2.3- L’inappropriabilité

Contrairement aux biens classiques, la vente de l’information n’implique pas forcément son appropriation exclusive par l’acheteur. Le vendeur conserve, en effet, l’information ainsi que son utilisation même après sa vente. Ceci pose un problème lié à la délimitation entre ce qui est tenu à l’écart du marché et ce qui est proposé à la vente.

Par ailleurs, il est difficile de maîtriser la diffusion de l’information et de limiter son usage à un seul acquéreur. Ceci soulève des difficultés de mettre des limites pour le respect de droit de propriété en la matière.

Tenant compte de ces caractéristiques particulières de l’information, conduit à attribuer à l’information un statut d’un bien public. Selon les néoclassiques, c’est à la collectivité d’assurer la production de l’information qui nécessite des moyens importants. Cette production ne peut être mise en œuvre par les producteurs privés du fait de l’impossibilité de maîtriser sa propriété.

Attribuer à l’information le caractère d’un bien collectif risque de dissimuler des formes d’échange existant sur un marché dont l’évolution est évidente. Toutefois, il semble y avoir un certain consensus pour considerer que cette question du statut de l’information (bien public ou bien privé), n’est pas pertinente. Certains économistes s’accordent à dire qu’aucune règle générale ne peut être formulée. Le contexte dans lequel s’inscrit un large éventail de biens et de services suppose des études particulières pour essayer d’apporter des réponses pertinentes.

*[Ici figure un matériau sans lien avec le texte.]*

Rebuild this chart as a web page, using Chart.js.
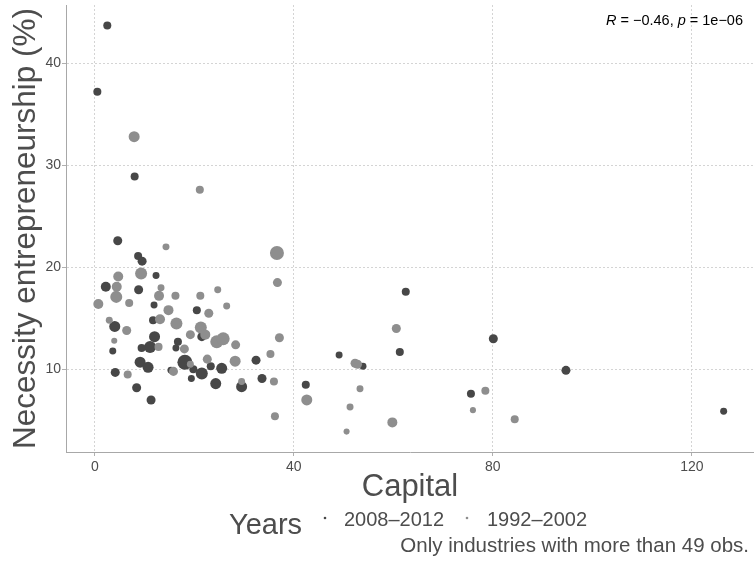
<!DOCTYPE html>
<html>
<head>
<meta charset="utf-8">
<script src="https://cdn.jsdelivr.net/npm/chart.js@4"></script>
<style>
  html, body { margin: 0; padding: 0; background: #fff; }
  canvas { display: block; }
</style>
</head>
<body>
<canvas id="plot" width="754" height="562"></canvas>
<script>
// 2008–2012 (dark points)
const capitalRecent = [2.5, 0.5, 8.0, 4.6, 8.7, 9.5, 12.3, 2.2, 8.8, 11.9, 20.5, 11.7, 4.0, 12.0, 21.5, 16.7, 16.3, 11.1, 9.4, 3.6, 9.1, 10.7, 18.1, 19.8, 19.4, 21.5, 23.3, 25.5, 32.4, 24.3, 29.5, 33.6, 4.1, 8.4, 11.3, 15.3, 42.4, 62.5, 61.3, 80.1, 49.1, 53.9, 75.6, 94.7, 126.4];
const necessityRecent = [43.7, 37.2, 28.9, 22.6, 21.1, 20.6, 19.2, 18.1, 17.8, 16.3, 15.8, 14.8, 14.2, 13.2, 13.2, 12.7, 12.1, 12.2, 12.1, 11.8, 10.7, 10.2, 10.7, 10.0, 9.1, 9.6, 10.3, 10.1, 10.9, 8.6, 8.3, 9.1, 9.7, 8.2, 7.0, 9.9, 8.5, 17.6, 11.7, 13.0, 11.4, 10.3, 7.6, 9.9, 5.9];
const obsRecent = [87, 87, 87, 110, 87, 110, 66, 135, 110, 66, 87, 87, 164, 164, 110, 87, 66, 195, 87, 66, 164, 164, 304, 87, 66, 195, 87, 164, 110, 164, 164, 110, 110, 110, 110, 66, 87, 87, 87, 110, 66, 66, 87, 110, 66];

// 1992–2002 (light points)
const capitalEarly = [7.9, 21.1, 14.3, 36.6, 9.3, 4.7, 4.4, 4.3, 13.3, 12.9, 16.2, 24.7, 36.7, 21.2, 0.7, 6.9, 26.5, 14.8, 22.9, 13.1, 2.9, 16.4, 6.4, 21.3, 22.2, 19.2, 24.5, 25.8, 28.3, 37.1, 3.9, 12.8, 18.0, 19.2, 22.6, 28.2, 35.3, 6.6, 15.8, 29.5, 36.0, 36.2, 42.6, 60.6, 52.3, 52.8, 53.3, 51.3, 50.6, 59.8, 78.5, 76.0, 84.4];
const necessityEarly = [32.8, 27.6, 22.0, 21.4, 19.4, 19.1, 18.1, 17.1, 18.0, 17.2, 17.2, 17.8, 18.5, 17.2, 16.4, 16.5, 16.2, 15.8, 15.5, 14.9, 14.8, 14.5, 13.8, 14.1, 13.4, 13.4, 12.7, 13.0, 12.4, 13.1, 12.8, 12.2, 12.0, 10.5, 11.0, 10.8, 11.5, 9.5, 9.8, 8.8, 8.8, 5.4, 7.0, 14.0, 10.6, 10.5, 8.1, 6.3, 3.9, 4.8, 7.9, 6.0, 5.1];
const obsEarly = [164, 87, 66, 265, 195, 135, 135, 195, 66, 135, 87, 66, 110, 87, 135, 87, 66, 135, 110, 135, 66, 195, 110, 195, 135, 110, 228, 228, 110, 110, 50, 87, 110, 66, 110, 164, 87, 87, 110, 66, 87, 87, 164, 110, 110, 110, 66, 66, 50, 135, 87, 50, 87];

const xTicks = [0, 40, 80, 120];
const yTicks = [10, 20, 30, 40];
const seriesNames = ["2008–2012", "1992–2002"];
const corrR = "−0.46";
const corrP = "1e−06";

const darkGrey = "#474747";
const lightGrey = "#8e8e8e";
const textColor = "#4d4d4d";
const family = "'Liberation Sans', Arial, sans-serif";

function toPoints(xs, ys) {
  return xs.map((x, i) => ({ x: x, y: ys[i] }));
}

function toRadius(obs) {
  return obs.map((n) => 0.43 * Math.sqrt(n));
}

function noPadding(scale) {
  scale.paddingTop = 0;
  scale.paddingBottom = 0;
  scale.paddingLeft = 0;
  scale.paddingRight = 0;
}

// titles, legend, caption and the correlation label
const extras = {
  id: "extras",
  afterDraw(chart) {
    const ctx = chart.ctx;
    const area = chart.chartArea;
    ctx.save();
    ctx.fillStyle = textColor;
    ctx.textBaseline = "alphabetic";

    ctx.save();
    ctx.translate(35, (area.top + area.bottom) / 2);
    ctx.rotate(-Math.PI / 2);
    ctx.textAlign = "center";
    ctx.font = "31.5px " + family;
    ctx.fillText("Necessity entrepreneurship (%)", 0, 0);
    ctx.restore();

    ctx.textAlign = "center";
    ctx.font = "31px " + family;
    ctx.fillText("Capital", (area.left + area.right) / 2, 496);

    ctx.textAlign = "left";
    ctx.font = "29px " + family;
    ctx.fillText("Years", 229, 534);

    ctx.font = "20px " + family;
    ctx.fillStyle = darkGrey;
    ctx.beginPath();
    ctx.arc(325, 518, 1.3, 0, Math.PI * 2);
    ctx.fill();
    ctx.fillStyle = lightGrey;
    ctx.beginPath();
    ctx.arc(467, 518, 1.3, 0, Math.PI * 2);
    ctx.fill();
    ctx.fillStyle = textColor;
    ctx.fillText(seriesNames[0], 344, 526);
    ctx.fillText(seriesNames[1], 487, 526);

    ctx.textAlign = "right";
    ctx.font = "20.5px " + family;
    ctx.fillText("Only industries with more than 49 obs.", 749, 552);

    // R = -0.46, p = 1e-06
    const parts = [
      { t: "R", it: true },
      { t: " = " + corrR + ", " },
      { t: "p", it: true },
      { t: " = " + corrP }
    ];
    ctx.fillStyle = "#000";
    ctx.textAlign = "left";
    let total = 0;
    parts.forEach((p) => {
      ctx.font = (p.it ? "italic " : "") + "14.5px " + family;
      p.w = ctx.measureText(p.t).width;
      total += p.w;
    });
    let x = 743 - total;
    parts.forEach((p) => {
      ctx.font = (p.it ? "italic " : "") + "14.5px " + family;
      ctx.fillText(p.t, x, 25);
      x += p.w;
    });
    ctx.restore();
  }
};

const plot = new Chart(document.getElementById("plot"), {
  type: "scatter",
  data: {
    datasets: [
      {
        label: seriesNames[0],
        data: toPoints(capitalRecent, necessityRecent),
        pointRadius: toRadius(obsRecent),
        backgroundColor: darkGrey,
        borderWidth: 0,
        order: 2
      },
      {
        label: seriesNames[1],
        data: toPoints(capitalEarly, necessityEarly),
        pointRadius: toRadius(obsEarly),
        backgroundColor: lightGrey,
        borderWidth: 0,
        order: 1
      }
    ]
  },
  options: {
    responsive: false,
    animation: false,
    events: [],
    layout: { autoPadding: false, padding: { top: 5, right: 0, bottom: 0, left: 0 } },
    scales: {
      x: {
        type: "linear",
        min: -5.8,
        max: 132.5,
        afterBuildTicks: (scale) => {
          scale.ticks = xTicks.map((v) => ({ value: v }));
        },
        afterFit: (scale) => {
          scale.height = 110;
          noPadding(scale);
        },
        grid: { color: "#d4d4d4", tickLength: 4, tickColor: "#b0b0b0" },
        border: { display: true, color: "#a8a8a8", width: 1, dash: [2, 2] },
        ticks: {
          color: textColor,
          padding: 3,
          maxRotation: 0,
          font: { family: family, size: 14 }
        }
      },
      y: {
        type: "linear",
        min: 1.9,
        max: 45.7,
        afterBuildTicks: (scale) => {
          scale.ticks = yTicks.map((v) => ({ value: v }));
        },
        afterFit: (scale) => {
          scale.width = 66;
          noPadding(scale);
        },
        grid: { color: "#d4d4d4", tickLength: 4, tickColor: "#b0b0b0" },
        border: { display: true, color: "#a8a8a8", width: 1, dash: [2, 2] },
        ticks: {
          color: textColor,
          padding: 1,
          font: { family: family, size: 14 }
        }
      }
    },
    plugins: {
      legend: { display: false },
      tooltip: { enabled: false },
      title: { display: false }
    }
  },
  plugins: [extras]
});
</script>
</body>
</html>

Mais, les avancées récentes des dispositifs de diffusion des données publiques qui sont un élément important des politiques menées dans les pays occidentaux dans le cadre du développement des «  sociétés de l’information », ouvrent de nouveau le débat sur les notions public/ privé. 31

La diffusion gratuite de données publiques produites dans le cadre d’un service public s’appuie sur un principe fondamental dans les constitutions démocratiques qui est celui du droit à l’information du citoyen. L’émergence de l’électronique a renforcé les initiatives pour la libre circulation des informations brutes produites par le gouvernement. Les répercussions de ces politiques sur le marché de l’information sont différentes d’un pays à l’autre. Aux Etats-Unis, l’administration américaine diffuse activement ses données brutes sans exercer de contrôle par le biais du copyright. En Europe, la tendance majeure ne semble pas être celle d’une diffusion gratuite. En France, plusieurs circulaires ont été mises en place durant les trente dernières années pour un accès plus ouvert à l’information. L’essor de la thématique puis Internet a ouvert de nouvelles opportunités pour l’accès à l’information administrative et aux archives. Mais le débat politique sur la gratuité n’a été lancé que très récemment suite à l’avènement d’Internet qui est associé à une culture de gratuité. 32

Bien que la politique américaine libérale vise la création d’un marché d’information en livrant les données brutes pour une redistribution diversifiée de ces données, cette pensé libérale avait des effets déstabilisants sur le marché des bases de données bibliographique. Les bases de données bibliographiques produites par les organismes publics sont progressivement diffusées gratuitement sur Internet. L’accès gratuit à Medline produite par le National Institut of Health (NIH), l’offre gratuite de PubScience produite par le département de l’énergie et bien d’autres bases de données bibliographiques produites par d’autres organismes publics constituent une menace pour le secteur privé de production et de diffusion des bases de données bibliographiques. Nous discuterons, dans ce qui suit, les répercussions de cette offre gratuite sur les stratégies des acteurs des bases de données bibliographiques.

Notes
31.

Ghislaine Chartron, Les chercheurs et la documentation numérique : nouveaux services et usage. Paris : édition du Cercle de la librairie, 2002.

32.

Idem, p 55. L’auteur prend en considération plusieurs mouvements concernant le renouveau de l’économie non marchande pour la diffusion des publications scientifiques notamment : le développement d’une économie politique de savoir, le renouvellement de la notion de « bien public » liée à la connaissance, la diffusion électronique gratuite des données publiques, l’accès publique aux données de la recherche dans certaines communautés et le développement des logiciels libres.